Łazik Magma White z Torunia/archiwum

i

Autor: Magdalena Witt-Ratowska Łazik Magma White z Torunia/archiwum

Przypięty do łazika dron pojawi się na Marsie. NASA przygotowuje się do kolejnego lotu

2021-03-27 20:51

Amerykańska agencja kosmiczna NASA planuje lot drona Ingenuity na Marsie. Jest to część misji łazika Perseverance, który wylądował na powierzchni Czerwonej Planety w tym roku 18 lutego. Będzie to pierwsza w historii próba lotu sterowalnego statku powietrznego z własnym silnikiem w atmosferze innej planety niż Ziemia. Kiedy to nastąpi? O szczegółach przeczytajcie poniżej.
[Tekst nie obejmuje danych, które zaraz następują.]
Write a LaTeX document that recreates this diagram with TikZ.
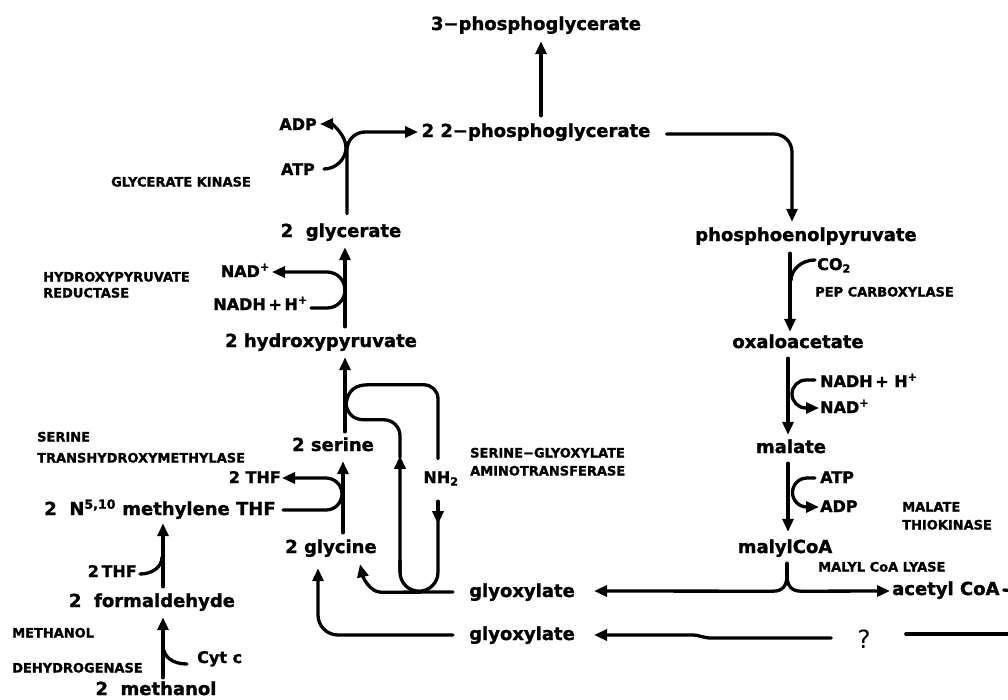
\documentclass[tikz,border=0pt]{standalone}
\usepackage{fontspec}
\setmainfont{DejaVu Sans}[BoldFeatures={FakeBold=1.3}]
\usetikzlibrary{arrows.meta,calc}
\begin{document}
\begin{tikzpicture}[x=1pt,y=-1pt,
  met/.style={font=\fontsize{18}{20}\selectfont\bfseries, inner sep=0pt, text height=12pt, text depth=2pt},
  cof/.style={font=\fontsize{16}{18}\selectfont\bfseries, inner sep=0pt, text height=12pt, text depth=2pt},
  lab/.style={font=\fontsize{13}{15}\selectfont\bfseries, inner sep=0pt, text height=9pt, text depth=0pt, anchor=west},
  ln/.style={line width=3.3pt, line cap=round, line join=round},
  arr/.style={ln, -{Triangle[length=13pt,width=11pt]}},
]
\useasboundingbox (0,0) rectangle (1008,699);
\clip (0,0) rectangle (1008,699);
% nodes
\node[met] (p3g) at (536,25) {3−phosphoglycerate};
\node[met] (p2g) at (536,132) {2 2−phosphoglycerate};
\node[cof,anchor=east] (ADPl) at (317,125) {ADP};
\node[cof,anchor=east] (ATPl) at (315,170) {ATP};
\node[lab,anchor=center] (gk) at (181,182) {GLYCERATE KINASE};
\node[met] (glyc) at (341,232) {2~~glycerate};
\node[cof,anchor=east] (NADl) at (270,272) {NAD\textsuperscript{+}};
\node[cof,anchor=east] (NADHl) at (308,305) {NADH\,+\,H\textsuperscript{+}};
\node[lab] (hr1) at (43,277) {HYDROXYPYRUVATE};
\node[lab] (hr2) at (43,293) {REDUCTASE};
\node[met] (hpyr) at (321,342) {2 hydroxypyruvate};
\node[met] (ser) at (333,446) {2 serine};
\node[lab] (st1) at (37,437) {SERINE};
\node[lab] (st2) at (37,458) {TRANSHYDROXYMETHYLASE};
\node[cof,anchor=east] (THF1) at (281,478) {2 THF};
\node[met] (methyl) at (160,510) {2~~N\textsuperscript{5,10} methylene THF};
\node[met] (glyn) at (331,548) {2 glycine};
\node[cof,anchor=east] (THF2) at (137,572) {2\,THF};
\node[met] (form) at (152,602) {2~~formaldehyde};
\node[lab] (md1) at (12,633) {METHANOL};
\node[lab] (md2) at (12,668) {DEHYDROGENASE};
\node[cof,anchor=west] (cyt) at (197,658) {Cyt c};
\node[met] (meoh) at (156,690) {2~~methanol};
\node[cof] (nh2) at (441,478) {NH\textsubscript{2}};
\node[lab] (sg1) at (470,453) {SERINE−GLYOXYLATE};
\node[lab] (sg2) at (470,471) {AMINOTRANSFERASE};
\node[met] (gly1) at (522,592) {glyoxylate};
\node[met] (gly2) at (522,635) {glyoxylate};
\node[met] (pep) at (806,236) {phosphoenolpyruvate};
\node[cof,anchor=west] (co2) at (817,265) {CO\textsubscript{2}};
\node[lab] (pc) at (815,292) {PEP CARBOXYLASE};
\node[met] (oaa) at (798,343) {oxaloacetate};
\node[cof,anchor=west] (nadhr) at (820,382) {NADH\,+\ H\textsuperscript{+}};
\node[cof,anchor=west] (nadr) at (820,408) {NAD\textsuperscript{+}};
\node[met] (mal) at (791,448) {malate};
\node[cof,anchor=west] (atpr) at (820,478) {ATP};
\node[cof,anchor=west] (adpr) at (820,507) {ADP};
\node[lab] (mt1) at (902,507) {MALATE};
\node[lab] (mt2) at (902,525) {THIOKINASE};
\node[met] (mcoa) at (785,548) {malylCoA};
\node[lab] (mcl) at (818,567) {MALYL CoA LYASE};
\node[met,anchor=west] (acoa) at (892,590) {acetyl CoA};
\node[font=\fontsize{25}{26}\selectfont, inner sep=0pt, text height=18pt, text depth=0pt] (q) at (864,639) {?};
% connectors
\draw[arr] ($(p2g.north)+(5,-9)$) -- ($(p3g.south)+(5,9)$);
\draw[arr, rounded corners=18pt] ($(glyc.north)+(6,-11)$) |- ($(ADPl.east)+(101,7)$);
\coordinate (k1) at ($(glyc.north)+(5,-77)$);
\draw[arr] ($(ATPl.east)+(9,-1)$) .. controls +(12,0) and +(0,11) .. (k1) .. controls +(0,-13) and +(12,0) .. ($(ADPl.east)+(3,-1)$);
\draw[arr] ($(hpyr.north)+(24,-8)$) -- ($(glyc.south)+(4,8)$);
\draw[arr] ($(NADHl.east)+(3,3)$) -- ++(16,0) arc(90:-90:18) -- ($(NADl.east)+(2,0)$);
\draw[arr] ($(ser.north)+(12,-7)$) -- ($(hpyr.south)+(24,8)$);
% serine-glyoxylate loops
\coordinate (j1) at ($(ser.north)+(13,-35)$);
\draw[ln] (j1) .. controls +(2,-14) and +(-12,0) .. ++(22,-19) -- ++(56,0) arc(-90:0:14) -- ($(nh2.north)+(-3,-12)$);
\draw[ln] ($(nh2.north)+(-41,-13)$) -- ++(0,-22) arc(0:-90:16) -- ++(-20,0) .. controls +(-12,0) and +(1,8) .. (j1);
\draw[arr] ($(gly1.west)+(-69,-20)$) -- ($(nh2.north)+(-41,-15)$);
\draw[ln] ($(nh2.south)+(-3,30)$) -- ++(0,57) arc(0:180:19) -- ++(0,-12);
\draw[arr] ($(nh2.south)+(-3,16)$) -- ($(nh2.south)+(-3,39)$);
\draw[arr] ($(gly1.west)+(-16,0)$) -- ($(glyn.south)+(50,37)$) .. controls +(-11,0) and +(3,13) .. ($(glyn.south)+(29,9)$);
\draw[arr, rounded corners=20pt] ($(gly2.west)+(-16,0)$) -| ($(glyn.south)+(-13,13)$);
\draw[arr] ($(glyn.north)+(12,-8)$) -- ($(ser.south)+(10,8)$);
\draw[arr] ($(THF1.east)+(2,32)$) -- ++(43,0) arc(90:-90:16) -- ($(THF1.east)+(1,0)$);
% left lower
\draw[arr] ($(form.north)+(11,-8)$) -- ($(methyl.south)+(3,6)$);
\draw[ln] ($(THF2.east)+(3,2)$) .. controls +(12,0) and +(0,10) .. ($(methyl.south)+(2,40)$);
\draw[arr] ($(meoh.north)+(7,-5)$) -- ($(form.south)+(11,8)$);
\draw[ln] ($(form.south)+(11,36)$) .. controls +(0,12) and +(-14,0) .. ($(cyt.west)+(-10,6)$);
% right column
\draw[arr, rounded corners=18pt] ($(p2g.east)+(16,2)$) -| ($(pep.north)+(-14,-7)$);
\draw[arr] ($(pep.south)+(-16,10)$) -- ($(oaa.north)+(-8,-4)$);
\draw[ln] ($(co2.west)+(-2,-5)$) .. controls +(-14,0) and +(0,-10) .. ($(pep.south)+(-15,37)$);
\draw[arr] ($(oaa.south)+(-10,8)$) -- ($(mal.north)+(-3,-6)$);
\draw[arr] ($(nadhr.west)+(-5,-2)$) -- ++(-9,0) arc(-90:-270:14) -- ($(nadr.west)+(-1,0)$);
\draw[arr] ($(mal.south)+(-3,8)$) -- ($(mcoa.north)+(3,-9)$);
\draw[arr] ($(atpr.west)+(-5,0)$) -- ++(-8,0) arc(-90:-270:14.5) -- ($(adpr.west)+(-1,0)$);
% malyl CoA lyase brace
\coordinate (br) at ($(mcoa.south)+(2,20)$);
\draw[ln] ($(mcoa.south)+(2,8)$) -- (br);
\draw[arr] (br) .. controls +(0,10) and +(10,0) .. ++(-14,16) -- ($(gly1.east)+(19,-1)$);
\draw[arr] (br) .. controls +(0,10) and +(-10,0) .. ++(14,16) -- ($(acoa.west)+(-2,1)$);
\draw[ln] ($(acoa.east)+(4,0)$) -- ++(25,2);
% bottom line
\draw[arr] ($(q.west)+(-26,-1)$) -- ++(-120,0) .. controls +(-8,0) and +(6,0) .. ++(-18,-3) -- ($(gly2.east)+(19,0)$);
\draw[ln] ($(q.east)+(35,-5)$) -- ++(120,0);
\end{tikzpicture}
\end{document}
NASA szykuje się do kolejnego przedsięwzięcia- pomysłem jest to, aby przyczepiony do łazika dron- niewielki helikopter nazwany Inqenunity- pojawił się na Marsie. Dron jest obecnie w trakcie przemieszczania go na „pas startowy” – czyli miejsce, z którego dokona swojego pierwszego lotu. Proces ten potrwa sześć dni. Gdy się zakończy, helikopter będzie miał 30 marsjańskich dni na wykonanie kilku testowych lotów. Dokładna data pierwszego lotu nie została jeszcze wyznaczona. NASA określiła jedynie, że będzie to nie wcześniej niż 8 kwietnia. Kilka godzin po wykonanym locie Ingenuity, łazik Perseverance prześle na Ziemię pierwszy zestaw danych inżynieryjnych na temat tej próby, a być może także zdjęcia. Potem naukowcy zadecydują o kolejnych testowych lotach. 

Cytowany przez PAP Lori Glaze z Wydziału Nauk Planetarnych w Centrali NASA, zaznaczył:

- Gdy łazik Sojourner wylądował na Marsie w 1997 roku, pokazał, że ta forma eksploracji Czerwonej Planety jest możliwa, co kompletnie zredefiniowało nasze podejście do badań Marsa. Podobnie teraz, chcemy nauczyć się, jaki potencjał Ingenuity pokaże dla przyszłych badań naukowych.

NASA porównuje też pierwszy lot na Marsie do historycznego pierwszego lotu samolotem na Ziemi, którego dokonali bracia Wright 17 grudnia 1903 roku (pierwsza próba uznawana za nieudaną odbyła się 14 grudnia). Lot na odległość 37 metrów trwał 12 sekund. Próbny lot marsjańskiego helikoptera również nie będzie długi - wzniesie się on na 3 metry, lot potrwa do 30 sekund.

Jeśli chodzi o powietrzne badania innych planet, to w 1985 roku badano w ten sposób atmosferę Wenus przy pomocy balonów z radzieckiego programu Wega. Z kolei NASA rozważa misję Dragonfly, w ramach której dron latałby w atmosferze Tytana, największego księżyca Satruna.